The Cello Concerto No. 3, Legend of the Phoenix, is a composition for cello solo and orchestra by the American composer Augusta Read Thomas. The work was commissioned by the Boston Symphony Orchestra with contributions from Bill and Solange Brown. It was first performed in Boston on March 14, 2013, by the cellist Lynn Harrell and the Boston Symphony Orchestra under the conductor Christoph Eschenbach. Thomas subsequently adapted the piece into a viola concerto in 2013.

==Composition==
The concerto has a duration of roughly 26 minutes and is composed in a single continuous movement. Thomas described the deliberately ambiguous title of the piece in an interview with The Boston Globe, remarking:
Life is short, and when I come to my drafting tables, I want to express a positive spirit outward. I feel like my music is colorful and whimsical and full of sunshine and light flickering and percussion and bells and high tessituras and this kind of illuminated sound. So images of skies and lights and orbits and aurora — they feel really right to me, even though I don't have to tell the audience that this is that particular legend or this particular phoenix.

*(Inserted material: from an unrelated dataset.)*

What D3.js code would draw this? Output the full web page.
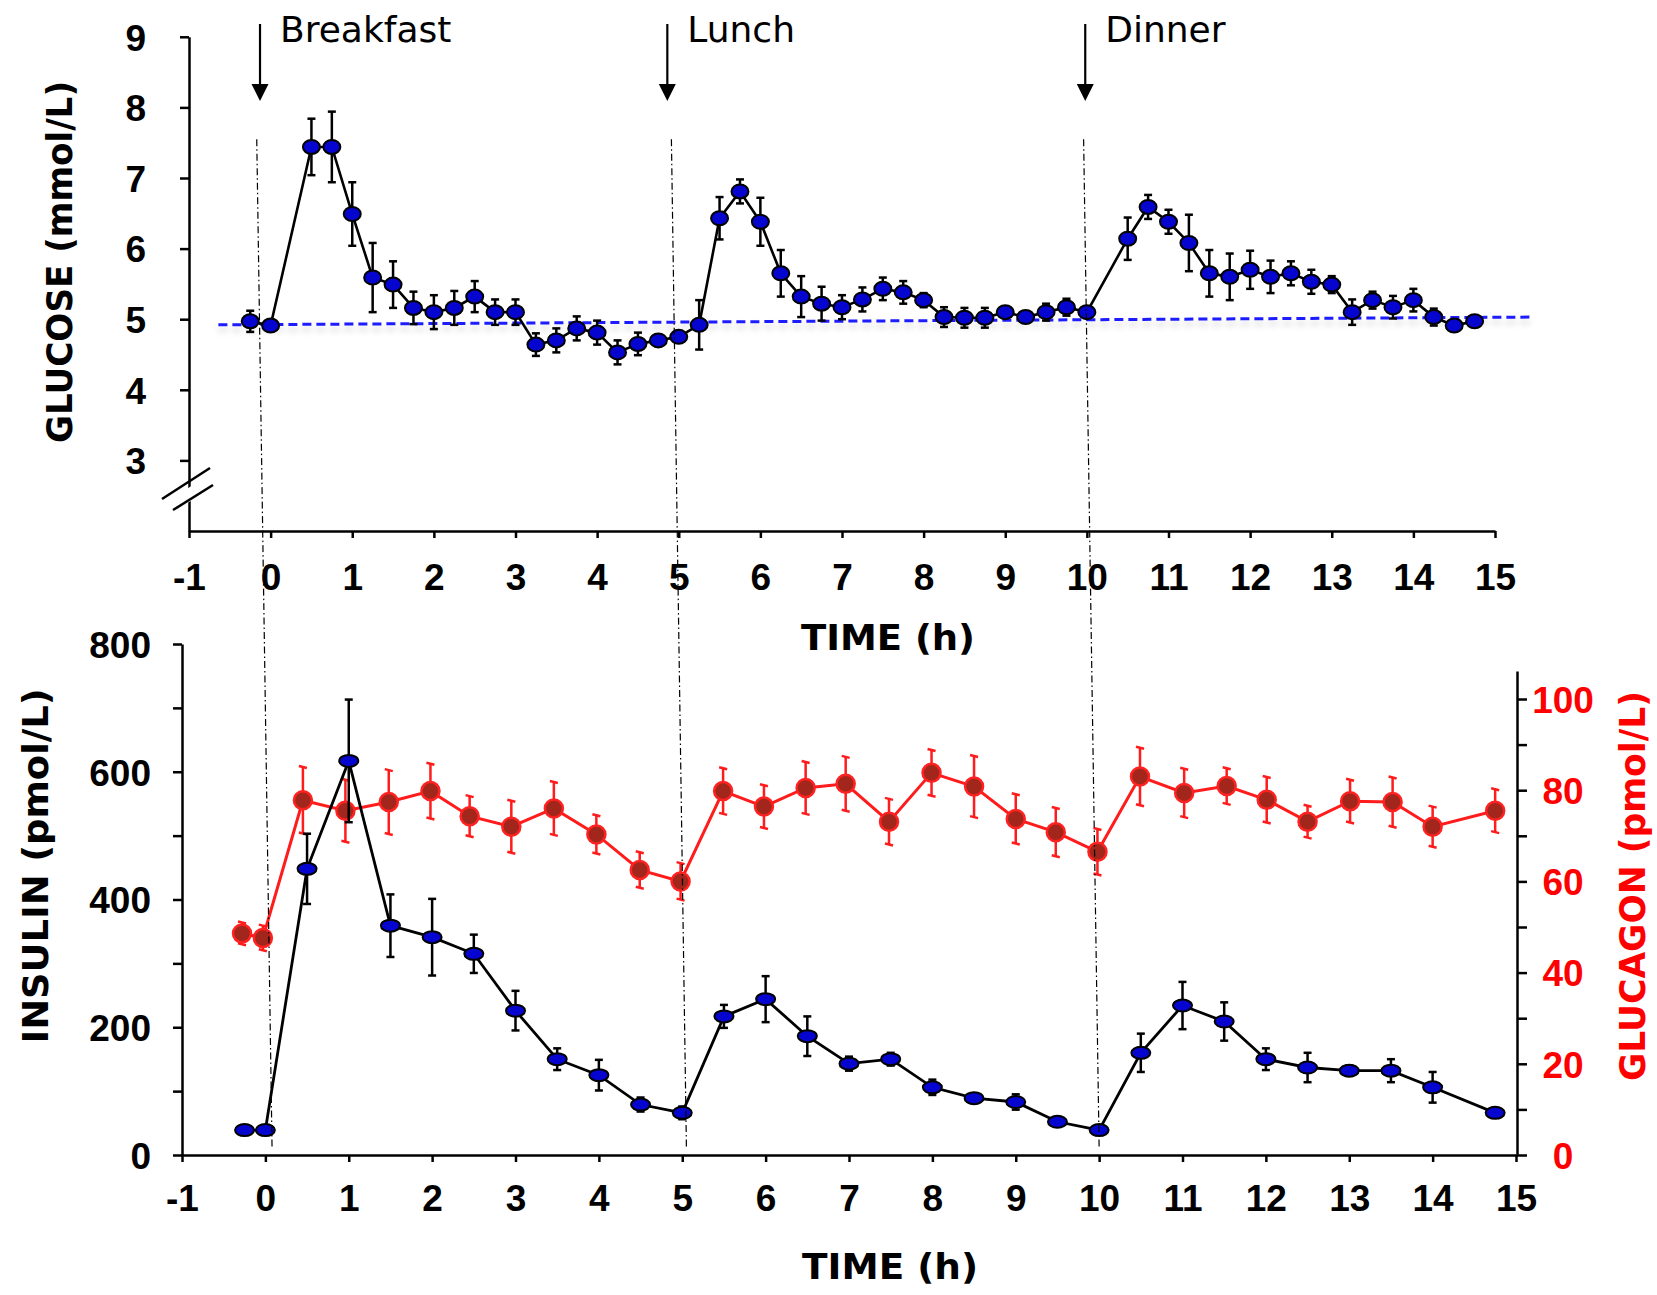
<!DOCTYPE html>
<html><head><meta charset="utf-8">
<script src="https://cdn.jsdelivr.net/npm/d3@7"></script>
<style>
html,body{margin:0;padding:0;background:#fff;}
svg{display:block;}
.num{font-family:"Liberation Sans", Arimo, Arial, Helvetica, sans-serif; font-weight:bold;}
</style></head>
<body>
<svg id="chart" width="1657" height="1295"></svg>
<script>
// ---------------- DATA ----------------
const glucoseTime = [-0.25,0,0.5,0.75,1,1.25,1.5,1.75,2,2.25,2.5,2.75,3,3.25,3.5,3.75,4,4.25,4.5,4.75,5,5.25,5.5,5.75,6,6.25,6.5,6.75,7,7.25,7.5,7.75,8,8.25,8.5,8.75,9,9.25,9.5,9.75,10,10.5,10.75,11,11.25,11.5,11.75,12,12.25,12.5,12.75,13,13.25,13.5,13.75,14,14.25,14.5,14.75];
const glucoseMean = [4.97,4.91,7.44,7.44,6.49,5.59,5.49,5.16,5.10,5.16,5.32,5.10,5.10,4.64,4.70,4.87,4.81,4.53,4.65,4.70,4.75,4.92,6.43,6.81,6.38,5.65,5.32,5.22,5.17,5.28,5.43,5.38,5.27,5.03,5.02,5.02,5.10,5.03,5.10,5.17,5.10,6.14,6.59,6.38,6.08,5.65,5.60,5.70,5.60,5.65,5.53,5.49,5.10,5.27,5.17,5.27,5.03,4.91,4.97];
const glucoseSE   = [0.15,0,0.40,0.50,0.45,0.49,0.33,0.23,0.24,0.24,0.22,0.18,0.18,0.16,0.17,0.17,0.17,0.17,0.16,0.08,0.08,0.35,0.30,0.17,0.34,0.33,0.29,0.24,0.17,0.17,0.16,0.16,0.10,0.14,0.14,0.14,0.08,0.05,0.12,0.12,0.07,0.30,0.17,0.17,0.40,0.33,0.33,0.27,0.23,0.17,0.17,0.12,0.18,0.12,0.16,0.16,0.12,0,0];

const insulinTime = [-0.25,0,0.5,1,1.5,2,2.5,3,3.5,4,4.5,5,5.5,6,6.5,7,7.5,8,8.5,9,9.5,10,10.5,11,11.5,12,12.5,13,13.5,14,14.75];
const insulinMean = [39,39,448,617,359,341,315,226,150,125,79,66,217,244,186,143,150,106,89,83,52,39,160,234,209,150,137,132,132,106,66];
const insulinSE   = [0,0,55,96,49,60,30,31,17,24,11,10,18,36,31,11,10,12,4,12,3,0,30,37,30,17,23,8,18,24,0];

const glucagonTime = [-0.28,-0.03,0.45,0.96,1.48,1.98,2.45,2.95,3.46,3.97,4.49,4.98,5.49,5.98,6.48,6.96,7.48,7.99,8.5,9.0,9.48,9.98,10.49,11.02,11.53,12.01,12.5,13.01,13.52,14.0,14.75];
const glucagonMean = [48.6,47.6,77.8,75.5,77.4,79.8,74.3,72.0,76.0,70.3,62.5,60.0,79.8,76.4,80.5,81.4,73.1,83.8,80.8,73.7,70.8,66.5,83.0,79.4,80.9,77.9,73.1,77.6,77.4,72.0,75.5];
const glucagonSE   = [2.4,2.7,7.3,6.8,7.0,6.0,4.4,5.7,5.8,4.2,3.9,4.0,5.0,4.7,5.7,5.9,5.0,5.0,6.7,5.4,5.3,5.0,6.3,5.3,3.9,5.0,3.5,4.7,5.4,4.4,4.7];

// reference (baseline) lines
const glucoseBaseline = [{t:-0.64, v:4.92},{t:15.44, v:5.03}];
const glucagonBaseline = [{t:0.08, v:79.3},{t:14.82, v:79.3}];

// meals
const mealNames = ["Breakfast","Lunch","Dinner"];
const mealArrowTime = [-0.13, 4.86, 9.98];
const mealLineTopTime = [-0.17, 4.91, 9.96];
const mealLineBottomTime = [0.08, 5.05, 10.0];
const mealLineTopGlucose = 7.55;
const mealLineBottomInsulin = 12;

// ticks
const timeTicks = d3.range(-1, 16, 1);
const timeTickLabels = timeTicks.map(d => String(d));
const glucoseTicks = [3,4,5,6,7,8,9];
const insulinTicks = d3.range(0, 801, 100);
const glucagonTicks = d3.range(0, 101, 10);

// ---------------- SCALES ----------------
const xTop = d3.scaleLinear().domain([-1,15]).range([189,1495]);
const yTop = d3.scaleLinear().domain([2,9]).range([531,36.8]);
const xBot = d3.scaleLinear().domain([-1,15]).range([182,1516]);
const yIns = d3.scaleLinear().domain([0,800]).range([1155,644]);
const yGlu = d3.scaleLinear().domain([0,100]).range([1155,699]);

const svg = d3.select("#chart");
const TITLE_FONT = "'Comic Sans MS', 'DejaVu Sans', sans-serif";

const defs = svg.append("defs");
const sh = defs.append("filter").attr("id","shadow").attr("x","-5%").attr("y","-200%").attr("width","110%").attr("height","500%");
sh.append("feDropShadow").attr("dx",0).attr("dy",5).attr("stdDeviation",3).attr("flood-color","#000").attr("flood-opacity",0.18);
const soft = defs.append("filter").attr("id","soft");
soft.append("feGaussianBlur").attr("stdDeviation",0.6);

function styleAxis(g, color){
  g.attr("font-family", null).attr("font-size", null);
  g.selectAll(".domain").attr("stroke", color||"#000").attr("stroke-width", 2.5);
  g.selectAll(".tick line").attr("stroke", color||"#000").attr("stroke-width", 2.5);
  g.selectAll(".tick text").attr("class","num").style("font-size","37px").attr("fill", color||"#000");
}
const tickLabel = d => timeTickLabels[timeTicks.indexOf(d)];

// ---------------- TOP CHART (GLUCOSE) ----------------
const gTop = svg.append("g");

const axTopX = gTop.append("g").attr("transform", `translate(0,${yTop(2)})`)
  .call(d3.axisBottom(xTop).tickValues(timeTicks).tickSize(7).tickSizeOuter(0).tickFormat(tickLabel));
styleAxis(axTopX);
axTopX.selectAll(".tick text").attr("y", 46).attr("dy","0.36em");

const axTopY = gTop.append("g").attr("transform", `translate(${xTop(-1)},0)`)
  .call(d3.axisLeft(yTop).tickValues(glucoseTicks).tickSize(9).tickPadding(34).tickSizeOuter(0).tickFormat(d => String(d)));
styleAxis(axTopY);
axTopY.selectAll(".tick text").attr("dy","0.36em");

// axis break
const brY = yTop(2.58), brX = xTop(-1);
gTop.append("path").attr("d", `M${brX-24},${brY+13} L${brX+21},${brY-16} L${brX+24},${brY-3} L${brX-16},${brY+22} Z`)
  .attr("fill","#fff").attr("stroke","none");
gTop.append("line").attr("x1",brX-27).attr("y1",brY+9).attr("x2",brX+21).attr("y2",brY-22).attr("stroke","#000").attr("stroke-width",2.5);
gTop.append("line").attr("x1",brX-16).attr("y1",brY+20).attr("x2",brX+24).attr("y2",brY-5).attr("stroke","#000").attr("stroke-width",2.5);

// baseline dashed blue
gTop.append("path").datum(glucoseBaseline)
  .attr("d", d3.line().x(d=>xTop(d.t)).y(d=>yTop(d.v)))
  .attr("stroke","#1a1aff").attr("stroke-width",3).attr("stroke-dasharray","9,5").attr("fill","none")
  .attr("filter","url(#shadow)");

const gData = glucoseTime.map((t,i)=>({t, v:glucoseMean[i], se:glucoseSE[i]}));
const ebTop = gTop.append("g").attr("stroke","#000").attr("stroke-width",2.5);
gData.filter(d=>d.se>0).forEach(d=>{
  const x = xTop(d.t), y1 = yTop(d.v+d.se), y2 = yTop(d.v-d.se);
  ebTop.append("line").attr("x1",x).attr("x2",x).attr("y1",y1).attr("y2",y2);
  ebTop.append("line").attr("x1",x-4).attr("x2",x+4).attr("y1",y1).attr("y2",y1);
  ebTop.append("line").attr("x1",x-4).attr("x2",x+4).attr("y1",y2).attr("y2",y2);
});
gTop.append("path").datum(gData)
  .attr("d", d3.line().x(d=>xTop(d.t)).y(d=>yTop(d.v)))
  .attr("stroke","#000").attr("stroke-width",2.6).attr("fill","none");
gTop.selectAll("ellipse.g").data(gData).join("ellipse")
  .attr("cx", d=>xTop(d.t)).attr("cy", d=>yTop(d.v)).attr("rx",8.5).attr("ry",7)
  .attr("fill","#0505cf").attr("stroke","#000").attr("stroke-width",2);

gTop.append("text").attr("transform",`translate(72,262) rotate(-90)`)
  .attr("text-anchor","middle").attr("font-family",TITLE_FONT).attr("font-weight","bold")
  .attr("font-size",35).attr("textLength",362).attr("lengthAdjust","spacingAndGlyphs")
  .text("GLUCOSE (mmol/L)");
gTop.append("text").attr("x",888).attr("y",650)
  .attr("text-anchor","middle").attr("font-family",TITLE_FONT).attr("font-weight","bold")
  .attr("font-size",36).attr("textLength",174).attr("lengthAdjust","spacingAndGlyphs")
  .text("TIME (h)");

mealNames.forEach((name,i)=>{
  const ax = xTop(mealArrowTime[i]);
  gTop.append("line").attr("x1",ax).attr("x2",ax).attr("y1",24).attr("y2",88).attr("stroke","#000").attr("stroke-width",2.2);
  gTop.append("path").attr("d",`M${ax-8.5},84 L${ax+8.5},84 L${ax},101 Z`).attr("fill","#000");
  gTop.append("text").attr("x",ax+20).attr("y",42).attr("font-family",TITLE_FONT)
    .attr("font-size",36).attr("fill","#000").text(name);
});

// ---------------- BOTTOM CHART (INSULIN / GLUCAGON) ----------------
const gBot = svg.append("g");

const axBotX = gBot.append("g").attr("transform",`translate(0,${yIns(0)})`)
  .call(d3.axisBottom(xBot).tickValues(timeTicks).tickSize(7).tickSizeOuter(0).tickFormat(tickLabel));
styleAxis(axBotX);
axBotX.selectAll(".tick text").attr("y",43).attr("dy","0.36em");

const axBotY = gBot.append("g").attr("transform",`translate(${xBot(-1)},0)`)
  .call(d3.axisLeft(yIns).tickValues(insulinTicks).tickSize(9).tickPadding(22).tickSizeOuter(0)
    .tickFormat(d => d%200===0 ? String(d) : ""));
styleAxis(axBotY);
axBotY.selectAll(".tick text").attr("dy","0.36em");

const yGluAxis = yGlu.copy().domain([0, yGlu.invert(671)]).range([1155,671]);
const axBotR = gBot.append("g").attr("transform",`translate(${xBot(15)+1},0)`)
  .call(d3.axisRight(yGluAxis).tickValues(glucagonTicks).tickSize(10).tickPadding(0).tickSizeOuter(0)
    .tickFormat(d => d%20===0 ? String(d) : ""));
styleAxis(axBotR);
axBotR.selectAll(".tick text").attr("fill","#ff0000").attr("text-anchor","middle").attr("x",46).attr("dy","0.36em");

gBot.append("path").datum(glucagonBaseline)
  .attr("d", d3.line().x(d=>xBot(d.t)).y(d=>yGlu(d.v)))
  .attr("stroke","#ff1a1a").attr("stroke-width",3).attr("stroke-dasharray","8,5").attr("fill","none")
  .attr("filter","url(#shadow)");

mealNames.forEach((name,i)=>{
  svg.append("line")
    .attr("x1", xTop(mealLineTopTime[i])).attr("y1", yTop(mealLineTopGlucose))
    .attr("x2", xBot(mealLineBottomTime[i])).attr("y2", yIns(mealLineBottomInsulin))
    .attr("stroke","#000").attr("stroke-width",1.2).attr("stroke-dasharray","7,3,1.5,3");
});

const cData = glucagonTime.map((t,i)=>({t, v:glucagonMean[i], se:glucagonSE[i]}));
const gRed = gBot.append("g").attr("filter","url(#soft)");
const ebRed = gRed.append("g").attr("stroke","#ff1a1a").attr("stroke-width",2.5);
cData.filter(d=>d.se>0).forEach(d=>{
  const x = xBot(d.t), y1 = yGlu(d.v+d.se), y2 = yGlu(d.v-d.se);
  ebRed.append("line").attr("x1",x).attr("x2",x).attr("y1",y1).attr("y2",y2);
  ebRed.append("line").attr("x1",x-4).attr("x2",x+4).attr("y1",y1-1).attr("y2",y1+1);
  ebRed.append("line").attr("x1",x-4).attr("x2",x+4).attr("y1",y2-1).attr("y2",y2+1);
});
gRed.append("path").datum(cData)
  .attr("d", d3.line().x(d=>xBot(d.t)).y(d=>yGlu(d.v)))
  .attr("stroke","#ff1a1a").attr("stroke-width",3).attr("fill","none");
gRed.selectAll("circle").data(cData).join("circle")
  .attr("cx", d=>xBot(d.t)).attr("cy", d=>yGlu(d.v)).attr("r",9)
  .attr("fill","#a3281e").attr("stroke","#ff2020").attr("stroke-width",2.5);

const iData = insulinTime.map((t,i)=>({t, v:insulinMean[i], se:insulinSE[i]}));
const ebIns = gBot.append("g").attr("stroke","#000").attr("stroke-width",2.5);
iData.filter(d=>d.se>0).forEach(d=>{
  const x = xBot(d.t), y1 = yIns(d.v+d.se), y2 = yIns(d.v-d.se);
  ebIns.append("line").attr("x1",x).attr("x2",x).attr("y1",y1).attr("y2",y2);
  ebIns.append("line").attr("x1",x-4).attr("x2",x+4).attr("y1",y1).attr("y2",y1);
  ebIns.append("line").attr("x1",x-4).attr("x2",x+4).attr("y1",y2).attr("y2",y2);
});
gBot.append("path").datum(iData)
  .attr("d", d3.line().x(d=>xBot(d.t)).y(d=>yIns(d.v)))
  .attr("stroke","#000").attr("stroke-width",2.8).attr("fill","none");
gBot.selectAll("ellipse").data(iData).join("ellipse")
  .attr("cx", d=>xBot(d.t)).attr("cy", d=>yIns(d.v)).attr("rx",9.5).attr("ry",6)
  .attr("fill","#0505cf").attr("stroke","#000").attr("stroke-width",2);

gBot.append("text").attr("transform",`translate(48,866) rotate(-90)`)
  .attr("text-anchor","middle").attr("font-family",TITLE_FONT).attr("font-weight","bold")
  .attr("font-size",36).attr("textLength",355).attr("lengthAdjust","spacingAndGlyphs")
  .text("INSULIN (pmol/L)");
gBot.append("text").attr("transform",`translate(1645,886) rotate(-90)`)
  .attr("text-anchor","middle").attr("font-family",TITLE_FONT).attr("font-weight","bold")
  .attr("font-size",35).attr("textLength",390).attr("lengthAdjust","spacingAndGlyphs")
  .attr("fill","#ff0000").text("GLUCAGON (pmol/L)");
gBot.append("text").attr("x",890).attr("y",1279)
  .attr("text-anchor","middle").attr("font-family",TITLE_FONT).attr("font-weight","bold")
  .attr("font-size",36).attr("textLength",176).attr("lengthAdjust","spacingAndGlyphs")
  .text("TIME (h)");
</script>
</body></html>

It's much more like a metaphor for an optimism in life.

===Instrumentation===
The work is scored for solo cello and a large orchestra comprising piccolo, two flutes, oboe, cor anglais, two clarinets (doubling bass clarinet), bassoon, contrabassoon, two horns, three trumpets (doubling piccolo trumpet), trombone, bass trombone, four percussionists, harp, piano, and strings.

==Reception==
Reviewing the world premiere, Jeremy Eichler of The Boston Globe highly praised the concerto, writing:
Despite its subtitle "Legend of the Phoenix," the work has no explicit narrative but unfolds in a single 30-minute span that divides into coherent sections. The first is full of expansively songful cello writing, with the brass on occasion interjecting fractured, flash-mob fanfares, appearing from nowhere and disappearing nearly as fast. The solo writing eventually gathers speed and angularity and the rhythms grow more jazzy before the cello takes us into a hazier, dreamier landscape. There is a vibrant pizzicato section and some ruggedly expressive solo cadenzas in the final pages. The work comes full circle, ending as it began with a high blast from the cello.

He added, "The crowd's reception went well beyond the polite applause sometimes given to new scores." David Wright of The Classical Review also lauded Thomas's "skillful scoring" and particularly complimented the orchestral writing, noting, "At times it seemed one was listening to a Concerto for Orchestra and Cello instead of the other way around." He continued:
The concerto was a continuous piece lasting about 30 minutes, with four identifiable sections that brought some variety of tempo and mood—but not much. The music kept its shimmering colors and optimistic outlook throughout, and yet offered so much to keep the ear engaged that, when Harrell, playing alone at the end, finally put the period on this long sentence, one was surprised that a half-hour had passed.